Eine Kollegin von mir hat ein Fenster an ihrem Nistkasten eingebaut – und mit einem Vorhang verhängt, aber ihrem Meisenpaar war dieser Umbau nicht geheuer – sie verschwanden.
Tjernshaugen überwachte im Frühjahr am Bildschirm das Innere des noch leeren Brutkastens: „Vielleicht übernachtet eine der Meisen in dem Kasten, bevor sie endgültig einziehen. Das tun sie oft … Manche Paare nisten Jahr für Jahr zusammen. Im Herbst und Winter geben viele Kohl- und Blaumeisen (sie sind eng verwandt und ähneln sich in ihrer Lebensweise) ihr Revier auf und streifen auf der Suche nach Futter frei umher.“
Gelbe Brust durch grüne Raupen
Der Autor ist allerdings nicht vorm Menscheln gefeit, wenn er beispielsweise mit der sexuellen Selektion der Darwinisten übereinstimmt: „Eine kräftige gelbe Farbe auf der Brust dürften beide Geschlechter attraktiv finden, die Blaumeisen genauso wie die Kohlmeisen.“ Die Farbe ist eine direkte Folge der Nahrung, vor allem der grünen Spannerraupen. Wenn die Farbe kräftig ist, habe das Meisenweibchen den Eindruck, das Männchen sei gesund und verpaart sich mit diesem starken Ernährer. Aber, sagt er, „wir haben keine Anhaltspunkte dafür, dass die Vögel auch so denken“.
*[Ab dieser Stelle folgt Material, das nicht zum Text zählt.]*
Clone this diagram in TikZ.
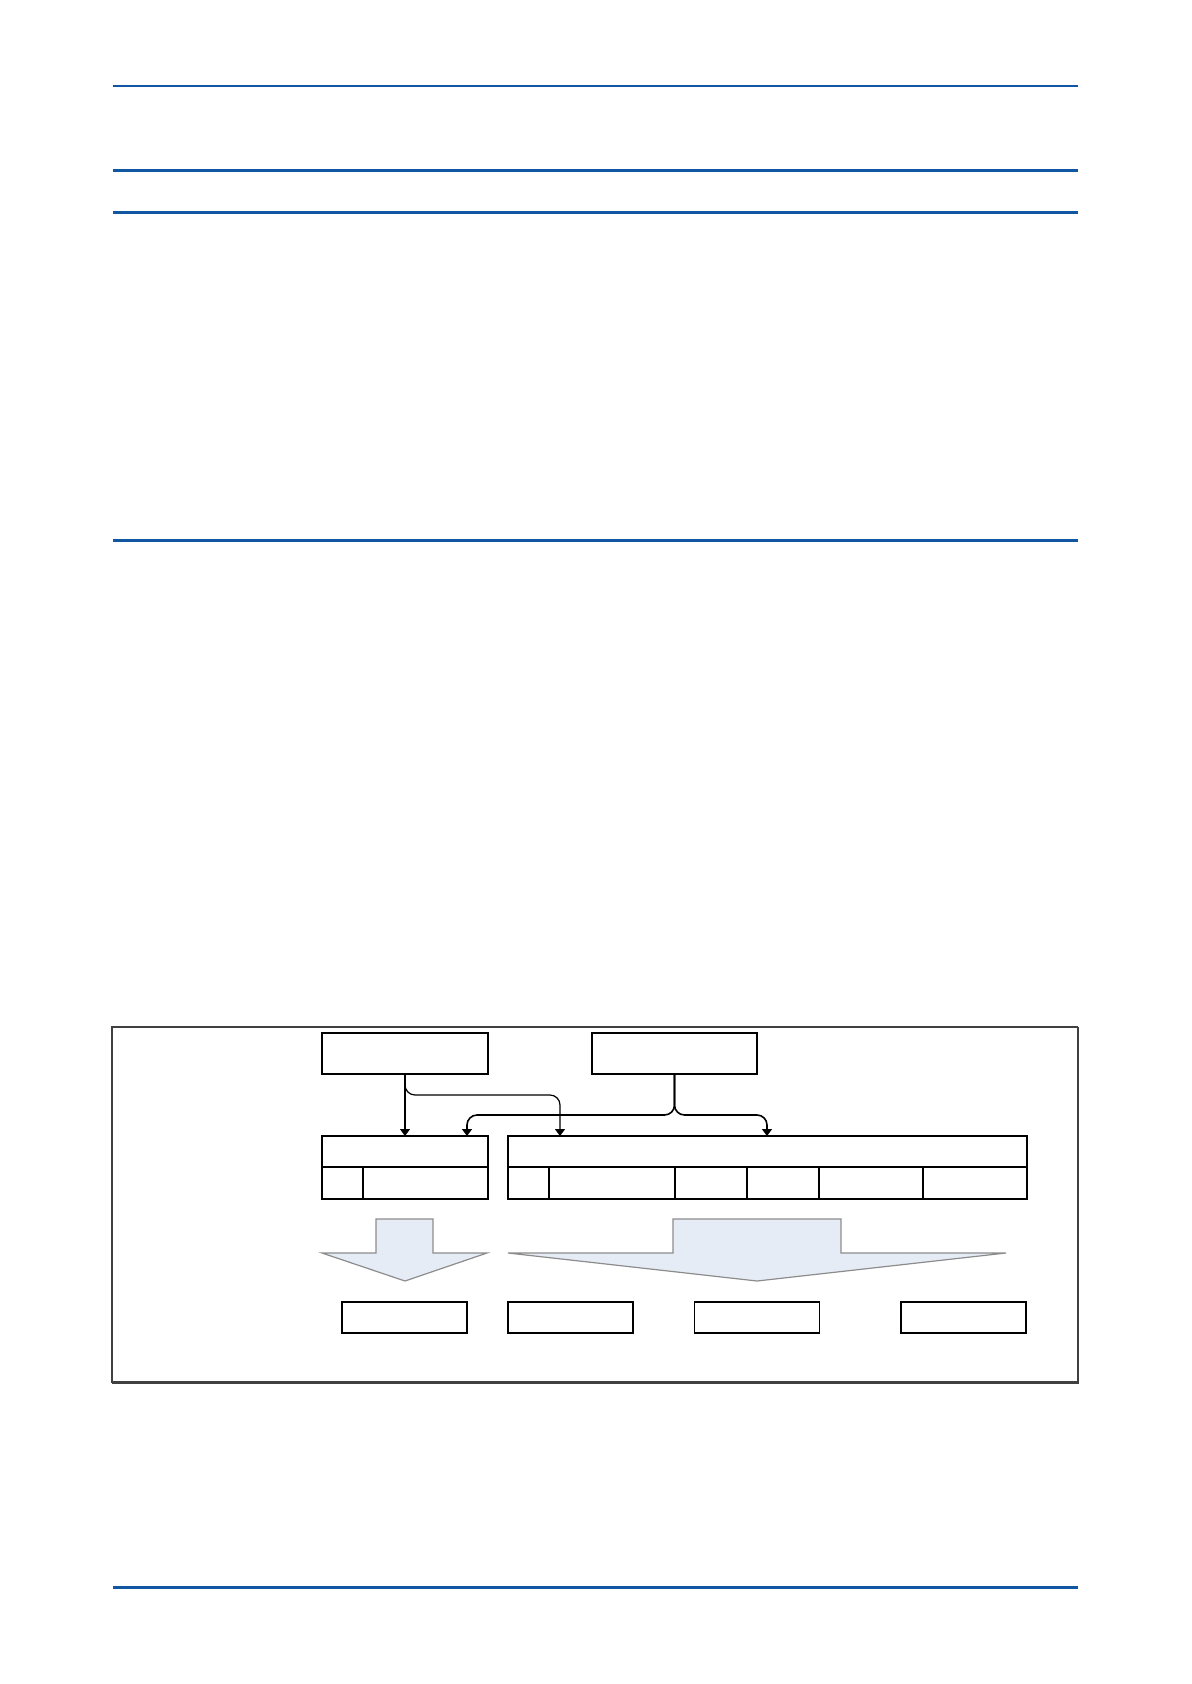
\documentclass[tikz,border=0pt]{standalone}
\usepackage{xcolor}
\usepackage{tikz}
\usetikzlibrary{arrows.meta, positioning}

\definecolor{rulerblue}{RGB}{17,86,163}
\definecolor{framegray}{RGB}{64,64,64}
\definecolor{flowfill}{RGB}{230,236,246}
\definecolor{flowline}{RGB}{140,140,140}

\begin{document}
\begin{tikzpicture}[
        x=0.5pt, y=-0.5pt,
        rulerline/.style={draw=rulerblue, line width=1.5pt},
        box/.style={rectangle, draw, line width=0.7pt, inner sep=0pt, outer sep=0pt, minimum height=20.5pt},
        cell/.style={rectangle, draw, line width=0.7pt, inner sep=0pt, outer sep=0pt, minimum height=16pt, anchor=north west},
        outbox/.style={rectangle, draw, line width=0.7pt, inner sep=0pt, outer sep=0pt, minimum width=62.5pt, minimum height=15.5pt},
        link/.style={-{Triangle[width=5pt,length=3.5pt]}, line width=0.6pt, rounded corners=5pt},
        flow/.style={draw=flowline, fill=flowfill, line width=0.6pt}
        ]

        \useasboundingbox (0,0) rectangle (1191,1684);

        % page rules
        \draw[rulerline, line width=1pt] (113,86) -- (1078,86);
        \foreach \yy in {171,213,540,1587}
            \draw[rulerline] (113,\yy) -- (1078,\yy);

        % frame
        \draw[framegray, line width=0.75pt] (112,1383) -- (112,1027) -- (1078,1027);
        \draw[framegray, line width=1.2pt] (112,1382.5) -- (1078,1382.5) -- (1078,1027);

        % sources
        \node[box, minimum width=83pt] (srcA) at (405,1053.5) {};
        \node[box, minimum width=82.5pt] (srcB) at (674.5,1053.5) {};

        % left block
        \node[cell, minimum width=83pt, minimum height=15.5pt] (lhead) at (322,1136) {};
        \node[cell, minimum width=20.5pt] (lc1) at (lhead.south west) {};
        \node[cell, minimum width=62.5pt] (lc2) at (lc1.north east) {};

        % right block
        \node[cell, minimum width=259.5pt, minimum height=15.5pt] (rhead) at (508,1136) {};
        \node[cell, minimum width=20.5pt] (rc1) at (rhead.south west) {};
        \node[cell, minimum width=63pt] (rc2) at (rc1.north east) {};
        \node[cell, minimum width=36pt] (rc3) at (rc2.north east) {};
        \node[cell, minimum width=36pt] (rc4) at (rc3.north east) {};
        \node[cell, minimum width=52pt] (rc5) at (rc4.north east) {};
        \node[cell, minimum width=52pt] (rc6) at (rc5.north east) {};

        % targets
        \coordinate (inA) at (405,1136);
        \coordinate (inL) at (467,1136);
        \coordinate (inR) at (560,1136);
        \coordinate (inS) at (767,1136);

        % connectors
        \draw[link] (srcA.south) -- (inA);
        \draw[link] (srcA.south) -- (405,1095) -- (560,1095) -- (inR);
        \draw[link, line width=0.8pt] (srcB.south) -- (674.5,1115) -- (467,1115) -- (inL);
        \draw[link, line width=0.8pt] (srcB.south) -- (674.5,1115) -- (767,1115) -- (inS);

        % big arrows
        \draw[flow] (376,1219) -- (433,1219) -- (433,1253) -- (487,1253)
            -- (405,1281) -- (322,1253) -- (376,1253) -- cycle;
        \draw[flow] (673,1219) -- (841,1219) -- (841,1253) -- (1006,1253)
            -- (757,1281) -- (508,1253) -- (673,1253) -- cycle;

        % results
        \node[outbox] (res1) at (404.5,1317.5) {};
        \node[outbox] (res2) at (570.5,1317.5) {};
        \node[outbox] (res3) at (757,1317.5) {};
        \node[outbox] (res4) at (963.5,1317.5) {};

    \end{tikzpicture}
\end{document}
Lange hat man gemeint, dass sich Blaumeisen-Männchen und -Weibchen sehr ähnlich sehen. Seit man aber entdeckt hat, dass sie auch im ultravioletten Bereich sehen können, weiß man, dass sich nicht nur die Geschlechter voneinander unterscheiden, es gibt auch bedeutende Unterschiede zwischen den einzelnen Individuen.